Begin
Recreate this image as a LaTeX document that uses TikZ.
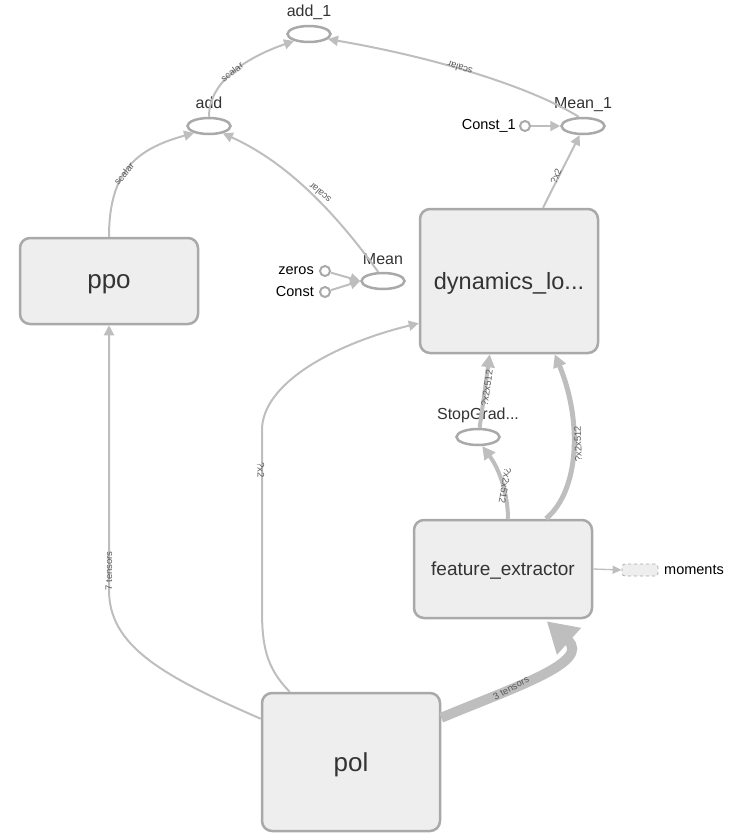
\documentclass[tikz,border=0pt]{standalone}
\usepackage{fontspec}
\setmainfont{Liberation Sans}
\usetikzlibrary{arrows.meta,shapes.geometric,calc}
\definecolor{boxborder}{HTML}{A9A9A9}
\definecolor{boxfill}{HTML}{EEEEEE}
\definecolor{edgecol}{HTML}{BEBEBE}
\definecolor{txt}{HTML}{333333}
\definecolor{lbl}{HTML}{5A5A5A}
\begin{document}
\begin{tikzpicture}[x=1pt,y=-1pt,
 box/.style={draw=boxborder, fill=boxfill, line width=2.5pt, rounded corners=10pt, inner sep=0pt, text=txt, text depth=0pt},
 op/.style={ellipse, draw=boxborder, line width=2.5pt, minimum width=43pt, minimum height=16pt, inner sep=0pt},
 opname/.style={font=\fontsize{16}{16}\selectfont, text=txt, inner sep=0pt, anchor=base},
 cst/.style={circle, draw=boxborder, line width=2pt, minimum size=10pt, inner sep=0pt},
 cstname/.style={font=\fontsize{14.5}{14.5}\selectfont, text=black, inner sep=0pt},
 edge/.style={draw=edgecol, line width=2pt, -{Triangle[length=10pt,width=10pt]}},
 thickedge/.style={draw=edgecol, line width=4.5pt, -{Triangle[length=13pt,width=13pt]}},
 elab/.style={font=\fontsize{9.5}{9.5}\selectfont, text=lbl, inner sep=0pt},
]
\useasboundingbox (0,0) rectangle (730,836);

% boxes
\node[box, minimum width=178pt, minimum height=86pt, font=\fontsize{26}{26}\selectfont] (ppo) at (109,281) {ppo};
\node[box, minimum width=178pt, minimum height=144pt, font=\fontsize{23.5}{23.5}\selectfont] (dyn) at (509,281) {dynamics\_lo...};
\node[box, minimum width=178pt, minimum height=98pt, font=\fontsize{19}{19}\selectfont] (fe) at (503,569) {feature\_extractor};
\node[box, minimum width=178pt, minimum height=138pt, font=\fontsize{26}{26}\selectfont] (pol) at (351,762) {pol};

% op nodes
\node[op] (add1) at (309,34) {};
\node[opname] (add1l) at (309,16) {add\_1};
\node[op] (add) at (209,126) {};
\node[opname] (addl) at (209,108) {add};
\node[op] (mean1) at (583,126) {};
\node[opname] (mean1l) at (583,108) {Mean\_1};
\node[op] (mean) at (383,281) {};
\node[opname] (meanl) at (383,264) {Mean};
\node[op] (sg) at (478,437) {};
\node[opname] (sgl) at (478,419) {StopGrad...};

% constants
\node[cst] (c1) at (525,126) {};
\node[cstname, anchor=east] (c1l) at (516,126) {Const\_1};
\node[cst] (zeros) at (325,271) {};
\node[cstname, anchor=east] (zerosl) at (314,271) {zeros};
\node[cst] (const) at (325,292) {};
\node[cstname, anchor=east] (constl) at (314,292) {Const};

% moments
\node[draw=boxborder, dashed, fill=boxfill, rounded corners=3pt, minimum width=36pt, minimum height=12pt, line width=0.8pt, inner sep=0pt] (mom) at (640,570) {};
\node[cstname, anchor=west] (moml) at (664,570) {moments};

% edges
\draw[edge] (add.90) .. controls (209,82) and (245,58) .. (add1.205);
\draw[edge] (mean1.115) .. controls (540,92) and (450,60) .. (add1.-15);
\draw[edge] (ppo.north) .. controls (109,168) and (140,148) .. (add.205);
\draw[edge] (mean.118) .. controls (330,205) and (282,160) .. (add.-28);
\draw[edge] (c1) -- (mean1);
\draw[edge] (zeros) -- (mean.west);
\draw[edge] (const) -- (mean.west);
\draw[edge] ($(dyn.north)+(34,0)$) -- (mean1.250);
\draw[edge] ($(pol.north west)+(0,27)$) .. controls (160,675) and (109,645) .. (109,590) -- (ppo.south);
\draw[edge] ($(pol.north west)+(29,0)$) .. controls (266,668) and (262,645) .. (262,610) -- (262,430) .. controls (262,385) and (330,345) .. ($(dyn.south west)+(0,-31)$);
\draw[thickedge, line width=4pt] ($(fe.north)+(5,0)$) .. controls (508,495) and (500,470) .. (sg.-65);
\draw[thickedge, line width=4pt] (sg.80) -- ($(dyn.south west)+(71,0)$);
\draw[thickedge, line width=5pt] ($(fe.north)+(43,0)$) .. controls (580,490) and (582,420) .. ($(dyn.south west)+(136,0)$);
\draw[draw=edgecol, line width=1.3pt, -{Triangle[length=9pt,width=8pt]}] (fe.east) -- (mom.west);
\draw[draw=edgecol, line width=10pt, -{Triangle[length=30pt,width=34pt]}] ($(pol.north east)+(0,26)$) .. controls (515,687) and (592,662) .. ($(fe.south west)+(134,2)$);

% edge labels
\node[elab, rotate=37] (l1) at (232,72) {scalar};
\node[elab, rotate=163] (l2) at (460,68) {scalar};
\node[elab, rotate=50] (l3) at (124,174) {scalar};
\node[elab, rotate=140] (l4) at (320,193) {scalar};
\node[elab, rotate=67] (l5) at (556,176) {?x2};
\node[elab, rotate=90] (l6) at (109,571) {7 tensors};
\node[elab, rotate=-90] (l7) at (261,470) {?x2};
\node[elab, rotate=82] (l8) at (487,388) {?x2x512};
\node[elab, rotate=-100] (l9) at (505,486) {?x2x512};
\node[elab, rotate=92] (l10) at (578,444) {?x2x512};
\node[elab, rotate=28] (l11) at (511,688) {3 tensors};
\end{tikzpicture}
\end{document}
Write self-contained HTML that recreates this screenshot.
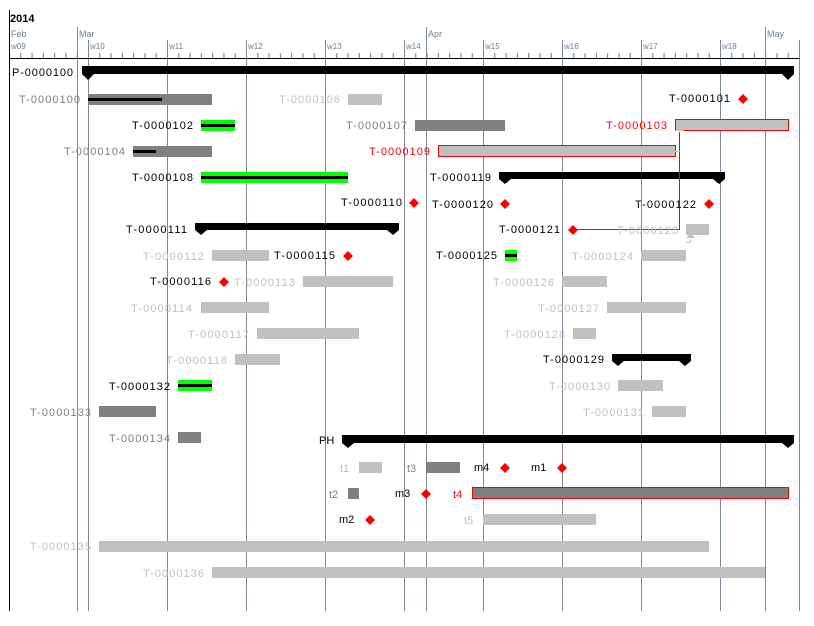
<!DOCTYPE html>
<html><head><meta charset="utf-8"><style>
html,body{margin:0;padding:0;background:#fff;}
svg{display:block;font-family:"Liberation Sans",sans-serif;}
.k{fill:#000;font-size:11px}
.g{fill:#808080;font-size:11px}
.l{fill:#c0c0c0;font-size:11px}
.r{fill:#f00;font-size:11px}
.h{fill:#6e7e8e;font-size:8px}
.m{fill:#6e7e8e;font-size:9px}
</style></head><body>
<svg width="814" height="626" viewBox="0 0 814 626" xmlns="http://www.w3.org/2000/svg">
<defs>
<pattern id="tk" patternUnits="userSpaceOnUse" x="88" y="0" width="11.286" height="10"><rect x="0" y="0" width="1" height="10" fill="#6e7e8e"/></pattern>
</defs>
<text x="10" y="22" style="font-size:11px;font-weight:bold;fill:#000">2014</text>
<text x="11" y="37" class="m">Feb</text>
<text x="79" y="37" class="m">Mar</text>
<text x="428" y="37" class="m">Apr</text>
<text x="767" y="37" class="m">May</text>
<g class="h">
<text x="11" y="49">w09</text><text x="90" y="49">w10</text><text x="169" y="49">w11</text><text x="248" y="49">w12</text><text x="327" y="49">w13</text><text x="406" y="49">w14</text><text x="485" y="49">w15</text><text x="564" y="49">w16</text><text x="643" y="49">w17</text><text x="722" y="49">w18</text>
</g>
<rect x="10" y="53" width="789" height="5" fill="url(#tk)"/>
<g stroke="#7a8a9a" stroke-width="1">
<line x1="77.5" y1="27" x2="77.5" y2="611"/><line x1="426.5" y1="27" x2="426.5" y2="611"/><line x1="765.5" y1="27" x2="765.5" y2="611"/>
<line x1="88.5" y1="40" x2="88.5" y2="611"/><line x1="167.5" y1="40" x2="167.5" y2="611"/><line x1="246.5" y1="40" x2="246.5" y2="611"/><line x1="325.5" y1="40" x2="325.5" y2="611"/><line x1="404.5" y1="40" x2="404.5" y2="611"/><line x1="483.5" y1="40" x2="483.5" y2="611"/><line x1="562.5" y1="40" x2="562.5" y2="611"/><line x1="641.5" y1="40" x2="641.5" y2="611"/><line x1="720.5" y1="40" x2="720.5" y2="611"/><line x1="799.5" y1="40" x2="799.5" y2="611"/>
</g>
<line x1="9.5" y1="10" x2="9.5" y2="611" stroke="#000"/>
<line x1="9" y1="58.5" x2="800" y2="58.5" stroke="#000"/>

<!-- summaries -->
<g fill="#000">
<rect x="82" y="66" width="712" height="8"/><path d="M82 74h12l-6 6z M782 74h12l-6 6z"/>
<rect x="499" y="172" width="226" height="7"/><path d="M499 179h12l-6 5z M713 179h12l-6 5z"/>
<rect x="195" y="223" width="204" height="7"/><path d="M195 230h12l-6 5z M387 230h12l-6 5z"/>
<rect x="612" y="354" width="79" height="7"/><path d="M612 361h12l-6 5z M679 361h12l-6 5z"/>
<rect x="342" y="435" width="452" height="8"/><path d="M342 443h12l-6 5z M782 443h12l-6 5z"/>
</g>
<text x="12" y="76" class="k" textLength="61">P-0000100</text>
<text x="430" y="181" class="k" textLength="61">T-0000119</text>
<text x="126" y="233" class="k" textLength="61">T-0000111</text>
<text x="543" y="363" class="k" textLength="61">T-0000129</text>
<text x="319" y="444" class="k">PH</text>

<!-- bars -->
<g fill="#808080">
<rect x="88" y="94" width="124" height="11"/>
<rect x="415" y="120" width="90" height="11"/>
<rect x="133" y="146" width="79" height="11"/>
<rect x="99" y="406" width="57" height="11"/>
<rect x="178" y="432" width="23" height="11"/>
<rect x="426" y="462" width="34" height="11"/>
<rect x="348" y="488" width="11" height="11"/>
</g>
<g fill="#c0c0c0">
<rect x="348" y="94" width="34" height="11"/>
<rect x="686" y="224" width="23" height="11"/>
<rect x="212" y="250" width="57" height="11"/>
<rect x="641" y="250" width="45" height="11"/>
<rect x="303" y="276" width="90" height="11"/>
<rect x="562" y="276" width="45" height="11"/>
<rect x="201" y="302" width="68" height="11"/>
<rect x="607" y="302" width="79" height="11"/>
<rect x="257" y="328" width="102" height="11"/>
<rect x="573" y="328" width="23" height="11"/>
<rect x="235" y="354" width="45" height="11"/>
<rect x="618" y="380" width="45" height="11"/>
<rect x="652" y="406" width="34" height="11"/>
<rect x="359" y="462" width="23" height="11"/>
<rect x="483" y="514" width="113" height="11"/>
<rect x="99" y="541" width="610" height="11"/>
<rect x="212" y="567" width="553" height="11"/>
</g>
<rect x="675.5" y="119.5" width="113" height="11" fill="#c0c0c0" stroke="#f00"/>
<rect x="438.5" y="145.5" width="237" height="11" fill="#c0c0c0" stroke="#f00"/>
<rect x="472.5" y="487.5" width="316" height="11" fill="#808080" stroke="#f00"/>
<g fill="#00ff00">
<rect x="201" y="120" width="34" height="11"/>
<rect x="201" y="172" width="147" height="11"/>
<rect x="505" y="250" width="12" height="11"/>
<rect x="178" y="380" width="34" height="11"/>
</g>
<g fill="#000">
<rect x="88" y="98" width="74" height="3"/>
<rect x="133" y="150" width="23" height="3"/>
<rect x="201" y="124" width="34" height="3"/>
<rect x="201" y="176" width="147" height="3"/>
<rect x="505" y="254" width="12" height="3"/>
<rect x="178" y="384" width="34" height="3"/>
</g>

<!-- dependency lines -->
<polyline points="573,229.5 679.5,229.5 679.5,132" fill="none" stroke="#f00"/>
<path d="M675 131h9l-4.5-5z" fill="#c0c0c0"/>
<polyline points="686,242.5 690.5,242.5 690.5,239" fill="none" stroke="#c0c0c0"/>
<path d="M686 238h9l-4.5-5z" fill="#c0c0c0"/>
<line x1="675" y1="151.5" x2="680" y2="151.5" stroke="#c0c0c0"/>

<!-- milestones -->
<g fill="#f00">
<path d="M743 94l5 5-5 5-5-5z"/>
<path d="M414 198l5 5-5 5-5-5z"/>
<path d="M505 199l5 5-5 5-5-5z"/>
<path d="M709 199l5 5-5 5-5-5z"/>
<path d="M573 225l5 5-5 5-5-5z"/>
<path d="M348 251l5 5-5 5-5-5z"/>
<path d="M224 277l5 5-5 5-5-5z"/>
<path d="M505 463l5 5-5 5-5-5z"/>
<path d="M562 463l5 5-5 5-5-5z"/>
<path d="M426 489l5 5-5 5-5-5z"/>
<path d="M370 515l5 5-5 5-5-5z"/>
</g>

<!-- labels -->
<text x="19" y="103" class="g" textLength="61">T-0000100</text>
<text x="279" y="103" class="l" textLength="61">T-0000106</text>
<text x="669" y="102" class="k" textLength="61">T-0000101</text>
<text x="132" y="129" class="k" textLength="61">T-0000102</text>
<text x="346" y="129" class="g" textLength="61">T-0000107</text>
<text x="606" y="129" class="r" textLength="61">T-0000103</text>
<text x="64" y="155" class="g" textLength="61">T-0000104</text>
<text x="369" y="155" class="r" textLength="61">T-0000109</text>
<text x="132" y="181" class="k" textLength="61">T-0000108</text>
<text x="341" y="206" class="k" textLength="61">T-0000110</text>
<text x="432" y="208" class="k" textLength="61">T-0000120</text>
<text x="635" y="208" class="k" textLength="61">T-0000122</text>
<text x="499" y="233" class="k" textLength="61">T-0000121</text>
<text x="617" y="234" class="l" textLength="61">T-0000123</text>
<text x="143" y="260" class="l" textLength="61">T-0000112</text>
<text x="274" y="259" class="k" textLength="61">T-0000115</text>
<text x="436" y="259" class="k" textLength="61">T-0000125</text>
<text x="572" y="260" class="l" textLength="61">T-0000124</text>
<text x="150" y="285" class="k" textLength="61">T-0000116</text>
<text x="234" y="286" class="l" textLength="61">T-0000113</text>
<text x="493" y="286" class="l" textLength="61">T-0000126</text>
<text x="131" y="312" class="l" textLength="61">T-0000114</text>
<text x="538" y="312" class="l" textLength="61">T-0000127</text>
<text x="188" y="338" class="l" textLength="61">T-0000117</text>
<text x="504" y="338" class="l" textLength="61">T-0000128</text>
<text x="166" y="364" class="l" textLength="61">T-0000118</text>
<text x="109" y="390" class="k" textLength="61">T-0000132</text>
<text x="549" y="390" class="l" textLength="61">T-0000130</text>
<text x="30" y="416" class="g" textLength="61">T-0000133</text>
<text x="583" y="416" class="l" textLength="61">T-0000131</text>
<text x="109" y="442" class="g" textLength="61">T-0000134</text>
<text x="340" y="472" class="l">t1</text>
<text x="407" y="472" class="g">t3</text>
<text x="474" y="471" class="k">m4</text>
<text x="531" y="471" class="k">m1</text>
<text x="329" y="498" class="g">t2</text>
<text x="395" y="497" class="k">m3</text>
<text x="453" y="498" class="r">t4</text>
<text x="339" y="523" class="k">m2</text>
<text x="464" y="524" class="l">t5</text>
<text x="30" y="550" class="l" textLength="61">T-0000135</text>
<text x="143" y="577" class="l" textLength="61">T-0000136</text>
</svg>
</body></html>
End
* **Problem statement**
Write down every line from the opening of the listing to the line with "(0,0) rectangle (730,836);", both included, and nothing else; the pictures are omitted.

* **Written response**
Recreate this image as a LaTeX document that uses TikZ.
\documentclass[tikz,border=0pt]{standalone}
\usepackage{fontspec}
\setmainfont{Liberation Sans}
\usetikzlibrary{arrows.meta,shapes.geometric,calc}
\definecolor{boxborder}{HTML}{A9A9A9}
\definecolor{boxfill}{HTML}{EEEEEE}
\definecolor{edgecol}{HTML}{BEBEBE}
\definecolor{txt}{HTML}{333333}
\definecolor{lbl}{HTML}{5A5A5A}
\begin{document}
\begin{tikzpicture}[x=1pt,y=-1pt,
 box/.style={draw=boxborder, fill=boxfill, line width=2.5pt, rounded corners=10pt, inner sep=0pt, text=txt, text depth=0pt},
 op/.style={ellipse, draw=boxborder, line width=2.5pt, minimum width=43pt, minimum height=16pt, inner sep=0pt},
 opname/.style={font=\fontsize{16}{16}\selectfont, text=txt, inner sep=0pt, anchor=base},
 cst/.style={circle, draw=boxborder, line width=2pt, minimum size=10pt, inner sep=0pt},
 cstname/.style={font=\fontsize{14.5}{14.5}\selectfont, text=black, inner sep=0pt},
 edge/.style={draw=edgecol, line width=2pt, -{Triangle[length=10pt,width=10pt]}},
 thickedge/.style={draw=edgecol, line width=4.5pt, -{Triangle[length=13pt,width=13pt]}},
 elab/.style={font=\fontsize{9.5}{9.5}\selectfont, text=lbl, inner sep=0pt},
]
\useasboundingbox (0,0) rectangle (730,836);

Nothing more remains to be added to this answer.